**Task directions:**
In your copy, leave out the pictures; write out all the data exactly.

**Information provided:**

━━━

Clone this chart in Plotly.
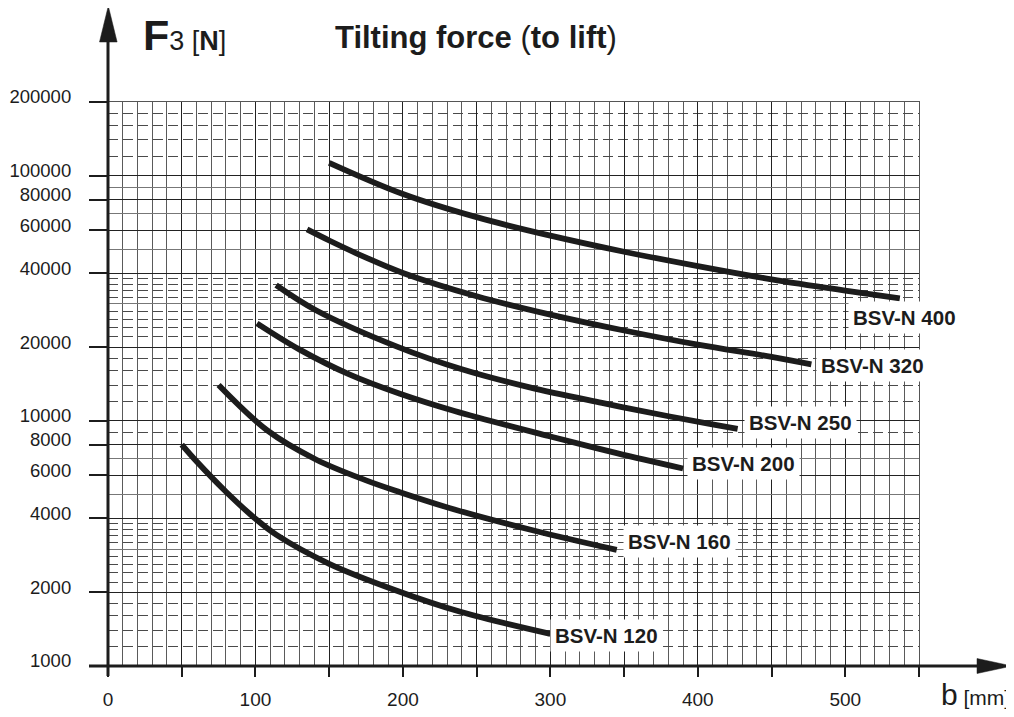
import numpy as np
import plotly.graph_objects as go

# ---------------- data ----------------
b_400 = [150, 200, 250, 300, 350, 400, 450, 500, 537]
f_400 = [113000, 84300, 67800, 57000, 49000, 42800, 37800, 34000, 31600]

b_320 = [135, 150, 175, 200, 250, 300, 350, 400, 450, 477]
f_320 = [60400, 54450, 46350, 40150, 32250, 27140, 23370, 20460, 18240, 17000]

b_250 = [114, 141, 196, 240, 286, 335, 381, 408, 427]
f_250 = [35800, 28280, 20090, 16240, 13700, 11840, 10420, 9730, 9280]

b_200 = [101, 130, 164, 198, 235, 300, 345, 390]
f_200 = [25000, 19530, 15440, 12900, 10970, 8635, 7390, 6395]

b_160 = [75, 108, 141, 175, 198, 235, 290, 345]
f_160 = [14000, 9145, 6960, 5720, 5120, 4352, 3555, 2977]

b_120 = [50, 60, 80, 101, 114, 150, 194, 239, 300]
f_120 = [8000, 6840, 5140, 3940, 3434, 2612, 2048, 1664, 1352]

series_names = ["BSV-N 400", "BSV-N 320", "BSV-N 250", "BSV-N 200", "BSV-N 160", "BSV-N 120"]
series_b = [b_400, b_320, b_250, b_200, b_160, b_120]
series_f = [f_400, f_320, f_250, f_200, f_160, f_120]

y_label_vals = [1000, 2000, 4000, 6000, 8000, 10000, 20000, 40000, 60000, 80000, 100000, 200000]
y_solid_unlabeled = [3000, 5000, 7000, 30000, 50000, 70000, 90000]
y_dashed = [1200, 1400, 1600, 1800, 2200, 2400, 2600, 2800, 3200, 3400, 3600, 3800, 9000,
            12000, 14000, 16000, 18000, 22000, 24000, 26000, 28000, 32000, 34000, 36000, 38000,
            120000, 140000, 160000, 180000]
x_tick_vals = [0, 50, 100, 150, 200, 250, 300, 350, 400, 450, 500, 550]
x_tick_text = ["0", "", "100", "", "200", "", "300", "", "400", "", "500", ""]

title_text = "<b>Tilting force </b>(<b>to lift</b>)"
y_title = "<span style='font-size:43px'><b>F</b></span>3 [<b>N</b>]"
x_title = "<span style='font-size:30px'>b</span> [mm]"

# ---------------- layout geometry (style) ----------------
OFF = 8  # page body margin
W, H = 1014 - OFF, 717 - OFF
ML, MR, MT, MB = 108 - OFF, 95, 102 - OFF, 51
PW, PH = W - ML - MR, H - MT - MB


def pxx(px):
    return (px - OFF - ML) / PW


def pxy(py):
    return (H + OFF - MB - py) / PH


INK = "#1c1c1c"
FONT = "Liberation Sans"

# label pixel offsets relative to the curve end (style)
label_offsets = {
    "BSV-N 400": (-52, -19),
    "BSV-N 320": (5, -1),
    "BSV-N 250": (6, 6),
    "BSV-N 200": (4, 5),
    "BSV-N 160": (6, 8),
    "BSV-N 120": (0, -2),
}

fig = go.Figure()

for i, (name, bx, fy) in enumerate(zip(series_names, series_b, series_f)):
    fig.add_trace(go.Scatter(
        x=bx, y=fy, mode="lines", name=name,
        line=dict(color=INK, width=5.8, shape="spline", smoothing=1.0),
        yaxis="y2" if i == len(series_names) - 1 else "y",
        showlegend=False, hoverinfo="skip",
    ))
    dx, dy = label_offsets[name]
    fig.add_annotation(
        x=bx[-1], y=np.log10(fy[-1]), xref="x", yref="y",
        text="<b>" + name + "</b>", showarrow=False,
        xanchor="left", yanchor="middle", xshift=dx, yshift=dy,
        bgcolor="white", borderpad=4,
        font=dict(family=FONT, size=20.5, color=INK),
    )

yrange = [3, np.log10(200000)]

fig.update_layout(
    width=W, height=H,
    margin=dict(l=ML, r=MR, t=MT, b=MB, pad=0, autoexpand=False),
    paper_bgcolor="white", plot_bgcolor="white",
    font=dict(family=FONT, color=INK),
    xaxis=dict(
        range=[0, 550], tickmode="array", tickvals=x_tick_vals, ticktext=x_tick_text,
        ticks="outside", ticklen=10, tickwidth=1.5, tickcolor=INK,
        showgrid=True, gridcolor="#222", gridwidth=1.2,
        minor=dict(dtick=10, tick0=0, showgrid=True, gridcolor="#5a5a5a", gridwidth=1.2, ticks=""),
        showline=True, mirror=True, linecolor="#555", linewidth=1.2,
        zeroline=False, tickfont=dict(family=FONT, size=19, color=INK),
        ticklabelstandoff=6, automargin=False,
    ),
    yaxis=dict(
        type="log", range=yrange, tickmode="array", tickvals=y_label_vals,
        ticktext=[str(v) for v in y_label_vals],
        ticks="outside", ticklen=18, tickwidth=1.5, tickcolor=INK,
        showgrid=True, gridcolor="#222", gridwidth=1.3,
        minor=dict(tickmode="array", tickvals=y_dashed, showgrid=True, gridcolor="#4a4a4a",
                   gridwidth=1.1, griddash="10px,5px", ticks=""),
        showline=True, mirror=True, linecolor="#555", linewidth=1.2,
        zeroline=False, tickfont=dict(family=FONT, size=18.5, color=INK),
        ticklabelstandoff=14, ticklabelshift=-5, automargin=False,
    ),
    yaxis2=dict(
        type="log", range=yrange, overlaying="y", side="left",
        tickmode="array", tickvals=y_solid_unlabeled, showticklabels=False, ticks="",
        showgrid=True, gridcolor="#777", gridwidth=1.2, zeroline=False, showline=False,
        automargin=False,
    ),
)

# axis lines with arrows
shapes = [
    dict(type="line", xref="paper", yref="paper", x0=pxx(89), x1=pxx(980), y0=0, y1=0,
         line=dict(color=INK, width=3)),
    dict(type="line", xref="paper", yref="paper", x0=0, x1=0, y0=pxy(676), y1=pxy(40),
         line=dict(color=INK, width=3)),
    dict(type="path", xref="paper", yref="paper",
         path=f"M {pxx(108.3)},{pxy(6)} L {pxx(99.5)},{pxy(42)} L {pxx(117.1)},{pxy(42)} Z",
         fillcolor=INK, line=dict(color=INK, width=0.5)),
    dict(type="path", xref="paper", yref="paper",
         path=f"M {pxx(1012)},{pxy(666)} L {pxx(977)},{pxy(658.5)} L {pxx(977)},{pxy(673.5)} Z",
         fillcolor=INK, line=dict(color=INK, width=0.5)),
]
fig.update_layout(shapes=shapes)

# titles
fig.add_annotation(xref="paper", yref="paper", x=pxx(141), y=pxy(35), text=y_title,
                   showarrow=False, xanchor="left", yanchor="middle",
                   font=dict(family=FONT, size=27, color=INK))
fig.add_annotation(xref="paper", yref="paper", x=pxx(333), y=pxy(37), text=title_text,
                   showarrow=False, xanchor="left", yanchor="middle",
                   font=dict(family=FONT, size=31, color=INK))
fig.add_annotation(xref="paper", yref="paper", x=pxx(939), y=pxy(694), text=x_title,
                   showarrow=False, xanchor="left", yanchor="middle",
                   font=dict(family=FONT, size=21, color=INK))

fig.write_html("out.html")
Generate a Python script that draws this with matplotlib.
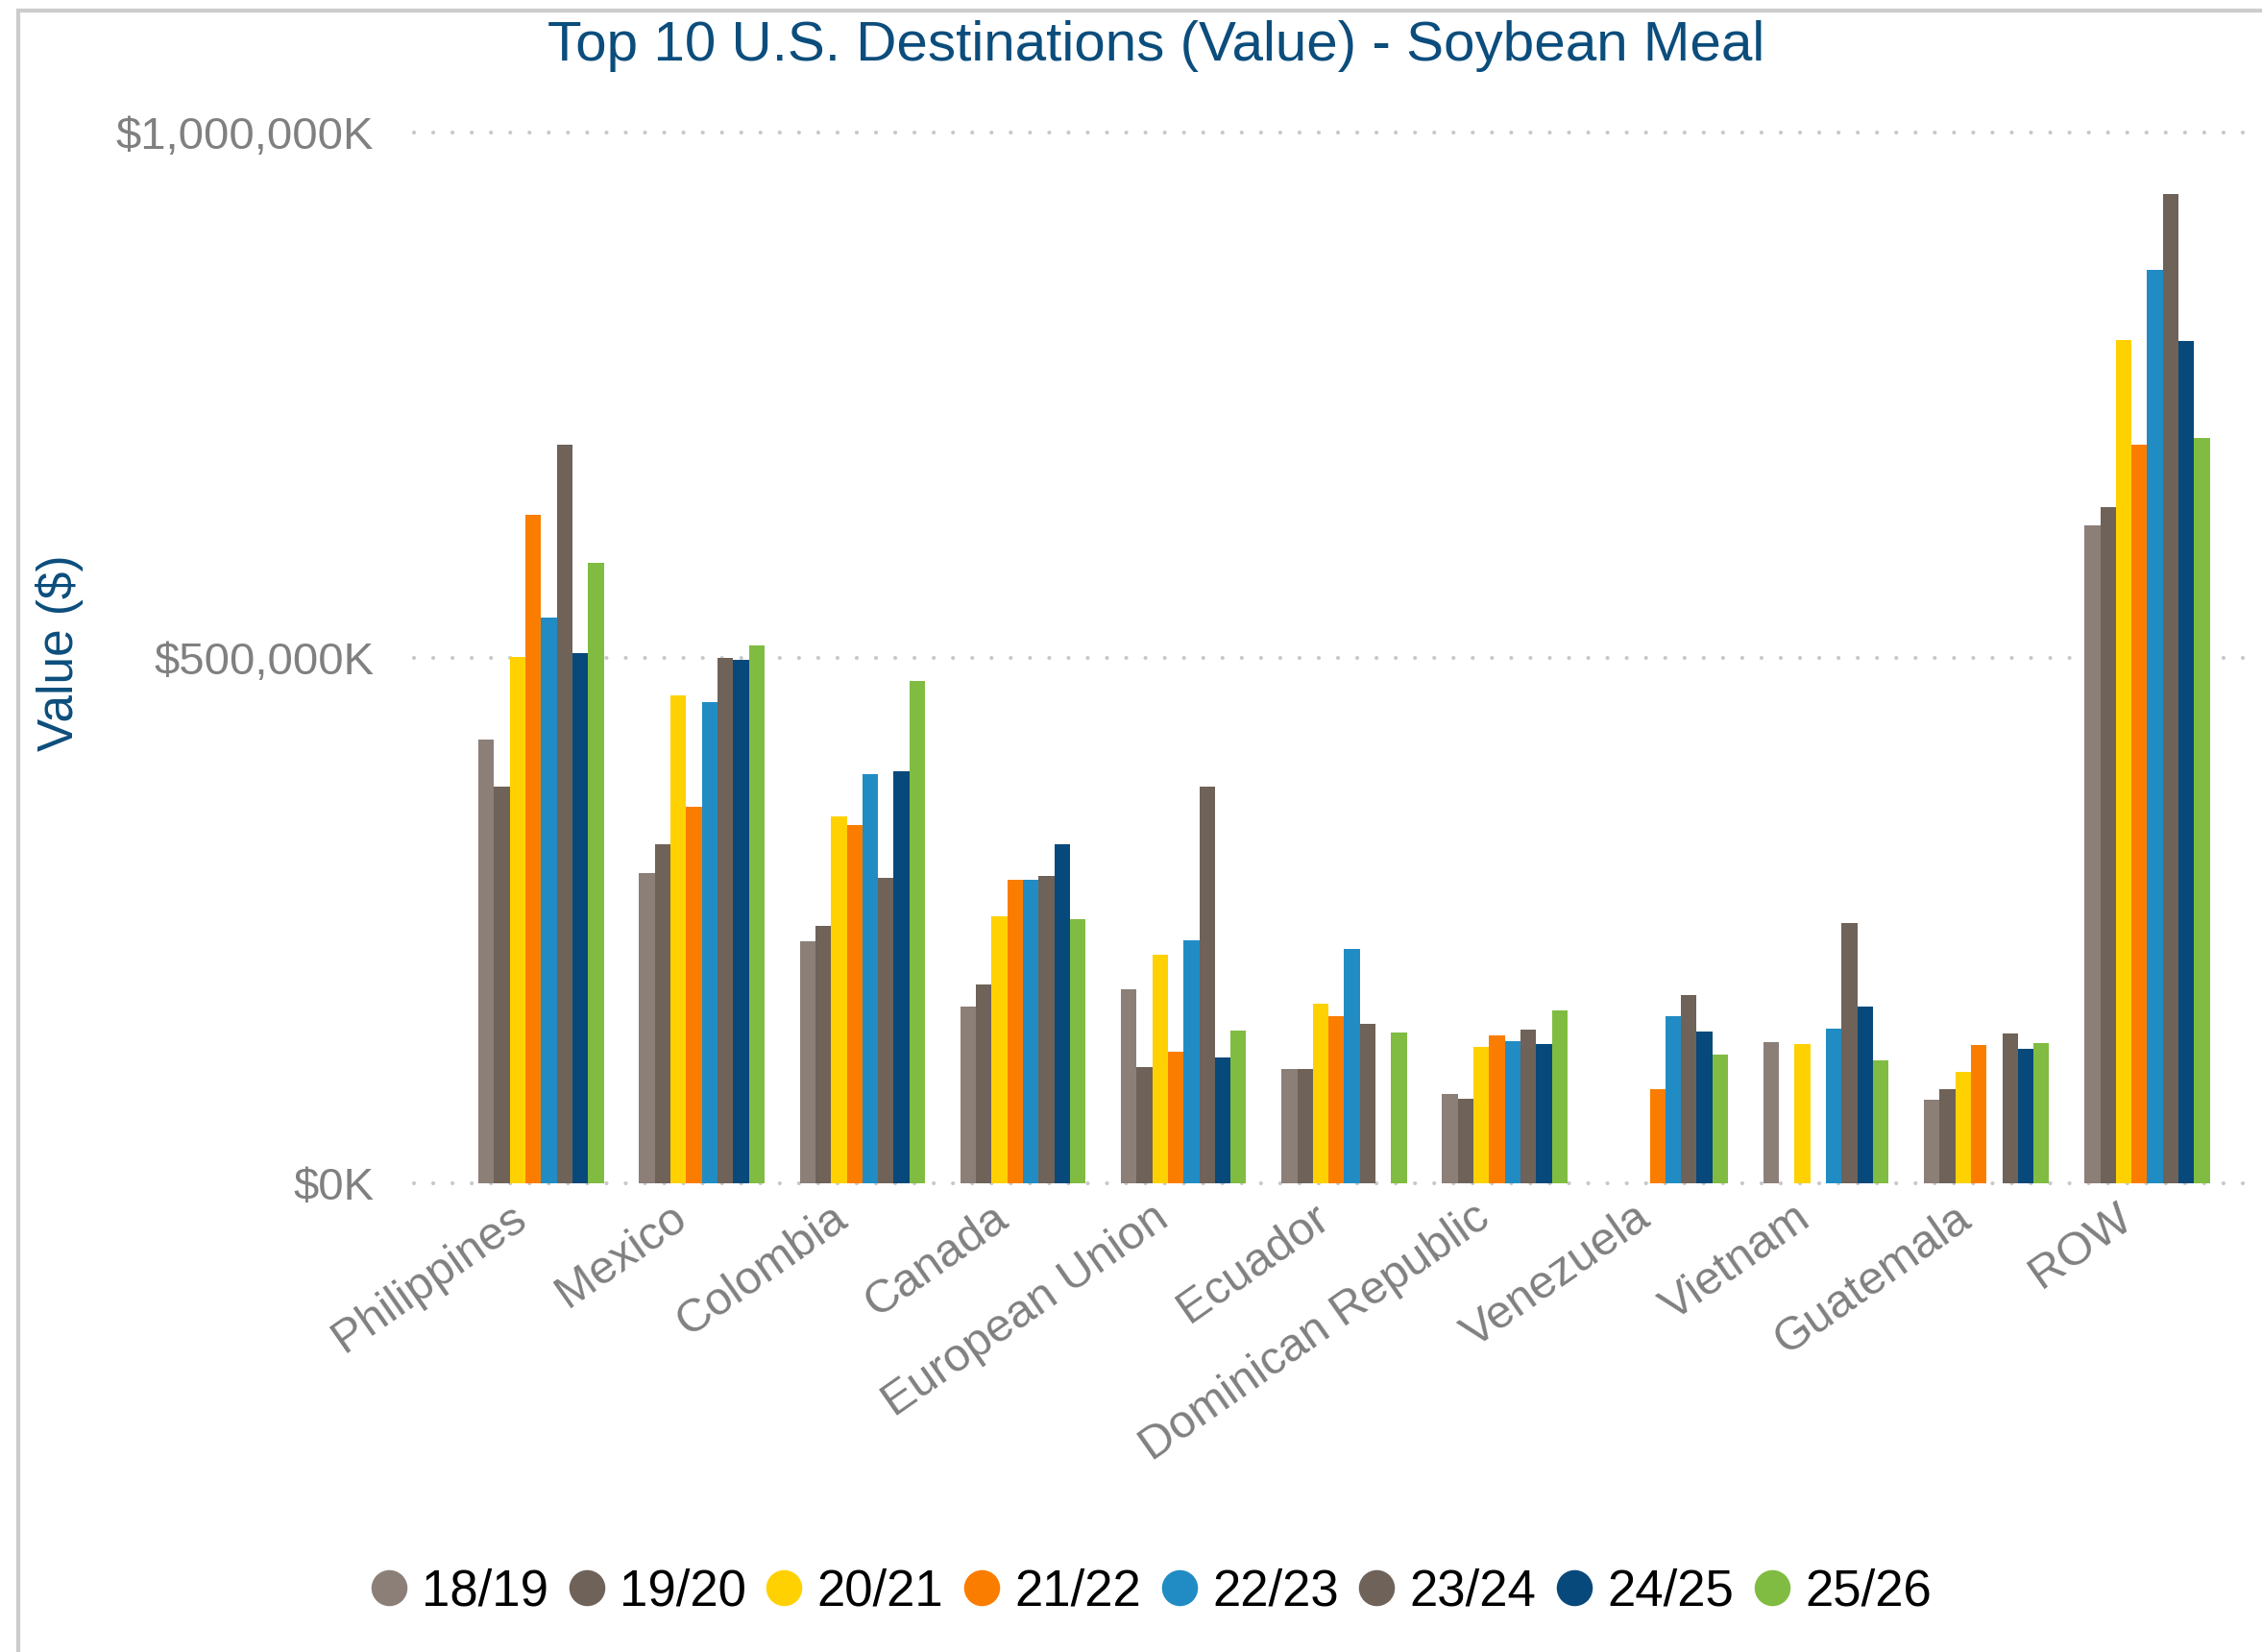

━━━

**Answer in full:**
Clone this chart in Plotly.
import numpy as np
import plotly.graph_objects as go

# ---------------- data ----------------
b_400 = [150, 200, 250, 300, 350, 400, 450, 500, 537]
f_400 = [113000, 84300, 67800, 57000, 49000, 42800, 37800, 34000, 31600]

b_320 = [135, 150, 175, 200, 250, 300, 350, 400, 450, 477]
f_320 = [60400, 54450, 46350, 40150, 32250, 27140, 23370, 20460, 18240, 17000]

b_250 = [114, 141, 196, 240, 286, 335, 381, 408, 427]
f_250 = [35800, 28280, 20090, 16240, 13700, 11840, 10420, 9730, 9280]

b_200 = [101, 130, 164, 198, 235, 300, 345, 390]
f_200 = [25000, 19530, 15440, 12900, 10970, 8635, 7390, 6395]

b_160 = [75, 108, 141, 175, 198, 235, 290, 345]
f_160 = [14000, 9145, 6960, 5720, 5120, 4352, 3555, 2977]

b_120 = [50, 60, 80, 101, 114, 150, 194, 239, 300]
f_120 = [8000, 6840, 5140, 3940, 3434, 2612, 2048, 1664, 1352]

series_names = ["BSV-N 400", "BSV-N 320", "BSV-N 250", "BSV-N 200", "BSV-N 160", "BSV-N 120"]
series_b = [b_400, b_320, b_250, b_200, b_160, b_120]
series_f = [f_400, f_320, f_250, f_200, f_160, f_120]

y_label_vals = [1000, 2000, 4000, 6000, 8000, 10000, 20000, 40000, 60000, 80000, 100000, 200000]
y_solid_unlabeled = [3000, 5000, 7000, 30000, 50000, 70000, 90000]
y_dashed = [1200, 1400, 1600, 1800, 2200, 2400, 2600, 2800, 3200, 3400, 3600, 3800, 9000,
            12000, 14000, 16000, 18000, 22000, 24000, 26000, 28000, 32000, 34000, 36000, 38000,
            120000, 140000, 160000, 180000]
x_tick_vals = [0, 50, 100, 150, 200, 250, 300, 350, 400, 450, 500, 550]
x_tick_text = ["0", "", "100", "", "200", "", "300", "", "400", "", "500", ""]

title_text = "<b>Tilting force </b>(<b>to lift</b>)"
y_title = "<span style='font-size:43px'><b>F</b></span>3 [<b>N</b>]"
x_title = "<span style='font-size:30px'>b</span> [mm]"

# ---------------- layout geometry (style) ----------------
OFF = 8  # page body margin
W, H = 1014 - OFF, 717 - OFF
ML, MR, MT, MB = 108 - OFF, 95, 102 - OFF, 51
PW, PH = W - ML - MR, H - MT - MB


def pxx(px):
    return (px - OFF - ML) / PW


def pxy(py):
    return (H + OFF - MB - py) / PH


INK = "#1c1c1c"
FONT = "Liberation Sans"

# label pixel offsets relative to the curve end (style)
label_offsets = {
    "BSV-N 400": (-52, -19),
    "BSV-N 320": (5, -1),
    "BSV-N 250": (6, 6),
    "BSV-N 200": (4, 5),
    "BSV-N 160": (6, 8),
    "BSV-N 120": (0, -2),
}

fig = go.Figure()

for i, (name, bx, fy) in enumerate(zip(series_names, series_b, series_f)):
    fig.add_trace(go.Scatter(
        x=bx, y=fy, mode="lines", name=name,
        line=dict(color=INK, width=5.8, shape="spline", smoothing=1.0),
        yaxis="y2" if i == len(series_names) - 1 else "y",
        showlegend=False, hoverinfo="skip",
    ))
    dx, dy = label_offsets[name]
    fig.add_annotation(
        x=bx[-1], y=np.log10(fy[-1]), xref="x", yref="y",
        text="<b>" + name + "</b>", showarrow=False,
        xanchor="left", yanchor="middle", xshift=dx, yshift=dy,
        bgcolor="white", borderpad=4,
        font=dict(family=FONT, size=20.5, color=INK),
    )

yrange = [3, np.log10(200000)]

fig.update_layout(
    width=W, height=H,
    margin=dict(l=ML, r=MR, t=MT, b=MB, pad=0, autoexpand=False),
    paper_bgcolor="white", plot_bgcolor="white",
    font=dict(family=FONT, color=INK),
    xaxis=dict(
        range=[0, 550], tickmode="array", tickvals=x_tick_vals, ticktext=x_tick_text,
        ticks="outside", ticklen=10, tickwidth=1.5, tickcolor=INK,
        showgrid=True, gridcolor="#222", gridwidth=1.2,
        minor=dict(dtick=10, tick0=0, showgrid=True, gridcolor="#5a5a5a", gridwidth=1.2, ticks=""),
        showline=True, mirror=True, linecolor="#555", linewidth=1.2,
        zeroline=False, tickfont=dict(family=FONT, size=19, color=INK),
        ticklabelstandoff=6, automargin=False,
    ),
    yaxis=dict(
        type="log", range=yrange, tickmode="array", tickvals=y_label_vals,
        ticktext=[str(v) for v in y_label_vals],
        ticks="outside", ticklen=18, tickwidth=1.5, tickcolor=INK,
        showgrid=True, gridcolor="#222", gridwidth=1.3,
        minor=dict(tickmode="array", tickvals=y_dashed, showgrid=True, gridcolor="#4a4a4a",
                   gridwidth=1.1, griddash="10px,5px", ticks=""),
        showline=True, mirror=True, linecolor="#555", linewidth=1.2,
        zeroline=False, tickfont=dict(family=FONT, size=18.5, color=INK),
        ticklabelstandoff=14, ticklabelshift=-5, automargin=False,
    ),
    yaxis2=dict(
        type="log", range=yrange, overlaying="y", side="left",
        tickmode="array", tickvals=y_solid_unlabeled, showticklabels=False, ticks="",
        showgrid=True, gridcolor="#777", gridwidth=1.2, zeroline=False, showline=False,
        automargin=False,
    ),
)

# axis lines with arrows
shapes = [
    dict(type="line", xref="paper", yref="paper", x0=pxx(89), x1=pxx(980), y0=0, y1=0,
         line=dict(color=INK, width=3)),
    dict(type="line", xref="paper", yref="paper", x0=0, x1=0, y0=pxy(676), y1=pxy(40),
         line=dict(color=INK, width=3)),
    dict(type="path", xref="paper", yref="paper",
         path=f"M {pxx(108.3)},{pxy(6)} L {pxx(99.5)},{pxy(42)} L {pxx(117.1)},{pxy(42)} Z",
         fillcolor=INK, line=dict(color=INK, width=0.5)),
    dict(type="path", xref="paper", yref="paper",
         path=f"M {pxx(1012)},{pxy(666)} L {pxx(977)},{pxy(658.5)} L {pxx(977)},{pxy(673.5)} Z",
         fillcolor=INK, line=dict(color=INK, width=0.5)),
]
fig.update_layout(shapes=shapes)

# titles
fig.add_annotation(xref="paper", yref="paper", x=pxx(141), y=pxy(35), text=y_title,
                   showarrow=False, xanchor="left", yanchor="middle",
                   font=dict(family=FONT, size=27, color=INK))
fig.add_annotation(xref="paper", yref="paper", x=pxx(333), y=pxy(37), text=title_text,
                   showarrow=False, xanchor="left", yanchor="middle",
                   font=dict(family=FONT, size=31, color=INK))
fig.add_annotation(xref="paper", yref="paper", x=pxx(939), y=pxy(694), text=x_title,
                   showarrow=False, xanchor="left", yanchor="middle",
                   font=dict(family=FONT, size=21, color=INK))

fig.write_html("out.html")
Generate a Python script that draws this with matplotlib.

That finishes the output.